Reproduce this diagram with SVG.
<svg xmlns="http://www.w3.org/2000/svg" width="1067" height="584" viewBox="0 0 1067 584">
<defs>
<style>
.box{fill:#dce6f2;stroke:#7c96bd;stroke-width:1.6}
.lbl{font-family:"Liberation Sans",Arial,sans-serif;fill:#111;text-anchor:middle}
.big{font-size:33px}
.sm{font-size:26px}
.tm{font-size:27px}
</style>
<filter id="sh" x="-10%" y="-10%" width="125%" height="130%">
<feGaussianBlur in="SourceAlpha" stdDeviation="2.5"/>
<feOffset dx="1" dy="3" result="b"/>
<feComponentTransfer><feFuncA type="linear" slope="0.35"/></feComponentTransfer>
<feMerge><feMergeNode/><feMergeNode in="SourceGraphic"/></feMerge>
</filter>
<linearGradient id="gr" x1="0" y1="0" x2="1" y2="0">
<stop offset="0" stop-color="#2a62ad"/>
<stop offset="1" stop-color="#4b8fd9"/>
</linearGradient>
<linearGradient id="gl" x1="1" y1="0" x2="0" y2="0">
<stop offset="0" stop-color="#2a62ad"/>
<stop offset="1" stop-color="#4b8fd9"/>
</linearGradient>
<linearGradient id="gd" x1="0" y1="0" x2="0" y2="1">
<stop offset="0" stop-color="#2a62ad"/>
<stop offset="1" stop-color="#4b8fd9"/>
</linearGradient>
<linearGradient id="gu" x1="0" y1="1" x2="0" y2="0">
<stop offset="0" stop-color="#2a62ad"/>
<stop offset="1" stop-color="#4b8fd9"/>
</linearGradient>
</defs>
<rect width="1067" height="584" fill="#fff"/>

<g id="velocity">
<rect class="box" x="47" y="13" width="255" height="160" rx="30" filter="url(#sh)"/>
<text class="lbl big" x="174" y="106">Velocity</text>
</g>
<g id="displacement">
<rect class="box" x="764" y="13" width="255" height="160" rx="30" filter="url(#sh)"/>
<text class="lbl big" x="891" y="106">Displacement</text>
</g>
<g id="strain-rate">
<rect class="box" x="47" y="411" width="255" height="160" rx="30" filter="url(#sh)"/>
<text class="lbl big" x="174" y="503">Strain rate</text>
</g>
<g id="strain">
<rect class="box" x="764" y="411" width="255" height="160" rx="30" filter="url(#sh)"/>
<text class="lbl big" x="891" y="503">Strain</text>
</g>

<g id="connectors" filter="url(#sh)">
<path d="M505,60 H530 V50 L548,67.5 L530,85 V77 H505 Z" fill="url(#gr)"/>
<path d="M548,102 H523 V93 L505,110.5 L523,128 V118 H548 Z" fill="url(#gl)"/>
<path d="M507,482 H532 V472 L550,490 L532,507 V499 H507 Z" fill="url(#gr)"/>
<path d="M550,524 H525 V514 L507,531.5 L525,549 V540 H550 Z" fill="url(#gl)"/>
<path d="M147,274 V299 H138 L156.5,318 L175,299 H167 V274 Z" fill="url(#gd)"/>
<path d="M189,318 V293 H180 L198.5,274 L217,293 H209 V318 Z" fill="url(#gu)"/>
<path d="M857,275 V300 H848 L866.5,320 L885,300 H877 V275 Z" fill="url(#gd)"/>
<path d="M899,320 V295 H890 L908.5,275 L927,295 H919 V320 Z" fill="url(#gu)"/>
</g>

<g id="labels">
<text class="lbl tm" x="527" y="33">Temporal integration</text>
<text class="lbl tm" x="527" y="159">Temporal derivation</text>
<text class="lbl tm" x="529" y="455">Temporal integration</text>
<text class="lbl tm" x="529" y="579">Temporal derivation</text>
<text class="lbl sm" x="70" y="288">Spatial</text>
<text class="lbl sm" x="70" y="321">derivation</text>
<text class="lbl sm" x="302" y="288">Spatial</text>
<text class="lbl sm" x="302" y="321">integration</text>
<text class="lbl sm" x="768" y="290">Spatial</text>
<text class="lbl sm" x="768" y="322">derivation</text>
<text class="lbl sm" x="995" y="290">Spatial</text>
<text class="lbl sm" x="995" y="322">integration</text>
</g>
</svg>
--
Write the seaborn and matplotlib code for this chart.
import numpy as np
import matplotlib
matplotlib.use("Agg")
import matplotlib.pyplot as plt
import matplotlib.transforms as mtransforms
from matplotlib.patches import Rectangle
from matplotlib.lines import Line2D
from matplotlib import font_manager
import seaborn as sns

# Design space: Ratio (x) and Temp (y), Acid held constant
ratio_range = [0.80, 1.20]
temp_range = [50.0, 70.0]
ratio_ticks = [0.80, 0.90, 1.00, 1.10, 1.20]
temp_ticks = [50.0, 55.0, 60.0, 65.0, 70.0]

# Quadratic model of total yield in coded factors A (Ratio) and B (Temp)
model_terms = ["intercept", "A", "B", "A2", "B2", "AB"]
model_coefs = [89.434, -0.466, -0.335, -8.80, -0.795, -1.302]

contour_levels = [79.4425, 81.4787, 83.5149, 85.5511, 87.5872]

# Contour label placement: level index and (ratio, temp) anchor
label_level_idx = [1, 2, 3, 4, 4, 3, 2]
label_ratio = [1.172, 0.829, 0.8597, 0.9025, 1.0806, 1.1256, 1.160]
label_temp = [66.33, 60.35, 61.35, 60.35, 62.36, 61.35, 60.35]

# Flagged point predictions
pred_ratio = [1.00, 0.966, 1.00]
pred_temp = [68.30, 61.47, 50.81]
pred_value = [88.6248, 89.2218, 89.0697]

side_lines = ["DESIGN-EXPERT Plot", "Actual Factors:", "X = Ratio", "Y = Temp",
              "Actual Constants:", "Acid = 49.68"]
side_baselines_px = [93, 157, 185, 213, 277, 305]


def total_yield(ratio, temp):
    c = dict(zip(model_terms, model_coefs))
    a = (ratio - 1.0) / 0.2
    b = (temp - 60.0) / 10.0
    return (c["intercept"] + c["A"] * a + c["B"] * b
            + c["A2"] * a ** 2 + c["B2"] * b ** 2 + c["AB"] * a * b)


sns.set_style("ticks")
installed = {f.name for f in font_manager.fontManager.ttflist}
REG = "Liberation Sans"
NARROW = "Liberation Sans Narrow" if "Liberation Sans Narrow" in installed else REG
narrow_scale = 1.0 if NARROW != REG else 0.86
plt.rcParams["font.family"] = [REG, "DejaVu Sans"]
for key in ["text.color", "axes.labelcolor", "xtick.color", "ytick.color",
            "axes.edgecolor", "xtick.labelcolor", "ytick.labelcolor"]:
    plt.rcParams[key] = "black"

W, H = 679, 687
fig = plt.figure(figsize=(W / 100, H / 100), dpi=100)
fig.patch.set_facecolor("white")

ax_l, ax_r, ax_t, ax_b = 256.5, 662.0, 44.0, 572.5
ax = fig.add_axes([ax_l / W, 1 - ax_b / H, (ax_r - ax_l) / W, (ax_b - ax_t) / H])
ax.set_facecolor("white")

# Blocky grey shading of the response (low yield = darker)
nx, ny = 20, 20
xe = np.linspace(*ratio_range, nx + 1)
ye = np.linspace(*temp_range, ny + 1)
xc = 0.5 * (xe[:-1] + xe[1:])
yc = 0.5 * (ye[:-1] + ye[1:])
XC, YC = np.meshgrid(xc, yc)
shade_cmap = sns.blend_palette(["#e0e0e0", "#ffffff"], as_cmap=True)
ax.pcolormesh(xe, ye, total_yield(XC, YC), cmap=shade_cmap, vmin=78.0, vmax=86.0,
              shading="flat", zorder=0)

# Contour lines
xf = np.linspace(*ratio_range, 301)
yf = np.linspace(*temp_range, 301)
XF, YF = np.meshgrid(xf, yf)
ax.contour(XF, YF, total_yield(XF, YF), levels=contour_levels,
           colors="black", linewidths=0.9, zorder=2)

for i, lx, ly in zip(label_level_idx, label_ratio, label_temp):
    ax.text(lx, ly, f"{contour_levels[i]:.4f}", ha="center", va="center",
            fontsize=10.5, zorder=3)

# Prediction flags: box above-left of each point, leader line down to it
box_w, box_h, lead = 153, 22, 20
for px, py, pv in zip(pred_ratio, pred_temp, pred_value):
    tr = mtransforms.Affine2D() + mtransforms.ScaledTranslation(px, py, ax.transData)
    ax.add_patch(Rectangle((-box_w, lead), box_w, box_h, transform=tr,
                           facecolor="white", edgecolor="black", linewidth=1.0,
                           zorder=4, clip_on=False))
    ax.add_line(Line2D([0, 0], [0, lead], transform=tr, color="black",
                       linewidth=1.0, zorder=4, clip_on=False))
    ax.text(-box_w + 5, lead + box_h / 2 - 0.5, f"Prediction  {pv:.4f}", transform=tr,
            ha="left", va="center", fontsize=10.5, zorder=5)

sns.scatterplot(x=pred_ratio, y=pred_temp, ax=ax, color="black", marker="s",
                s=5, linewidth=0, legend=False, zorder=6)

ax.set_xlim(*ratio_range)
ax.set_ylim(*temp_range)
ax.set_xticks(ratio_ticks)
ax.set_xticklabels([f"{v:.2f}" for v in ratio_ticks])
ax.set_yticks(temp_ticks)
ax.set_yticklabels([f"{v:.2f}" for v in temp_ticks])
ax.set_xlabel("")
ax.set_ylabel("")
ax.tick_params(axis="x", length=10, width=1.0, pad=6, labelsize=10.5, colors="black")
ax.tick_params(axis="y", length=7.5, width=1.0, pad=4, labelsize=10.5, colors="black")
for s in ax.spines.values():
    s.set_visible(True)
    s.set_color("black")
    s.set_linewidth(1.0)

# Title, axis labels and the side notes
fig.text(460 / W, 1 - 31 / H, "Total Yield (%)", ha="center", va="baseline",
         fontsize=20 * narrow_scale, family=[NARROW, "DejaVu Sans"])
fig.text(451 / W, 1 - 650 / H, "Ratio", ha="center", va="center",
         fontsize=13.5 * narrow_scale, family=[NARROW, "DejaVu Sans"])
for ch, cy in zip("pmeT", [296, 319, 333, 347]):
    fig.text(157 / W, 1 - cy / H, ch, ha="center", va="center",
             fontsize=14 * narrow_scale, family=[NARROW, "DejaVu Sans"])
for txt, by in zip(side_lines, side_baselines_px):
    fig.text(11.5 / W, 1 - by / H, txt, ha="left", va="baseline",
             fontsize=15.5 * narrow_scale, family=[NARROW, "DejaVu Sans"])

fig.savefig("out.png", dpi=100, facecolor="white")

_Given instruction_
In the records above, locate the lines holding the word "matplotlib". Copy each of them.

_Task solution_
Write the seaborn and matplotlib code for this chart.
import matplotlib
matplotlib.use("Agg")
import matplotlib.pyplot as plt
import matplotlib.transforms as mtransforms
from matplotlib.patches import Rectangle
from matplotlib.lines import Line2D
from matplotlib import font_manager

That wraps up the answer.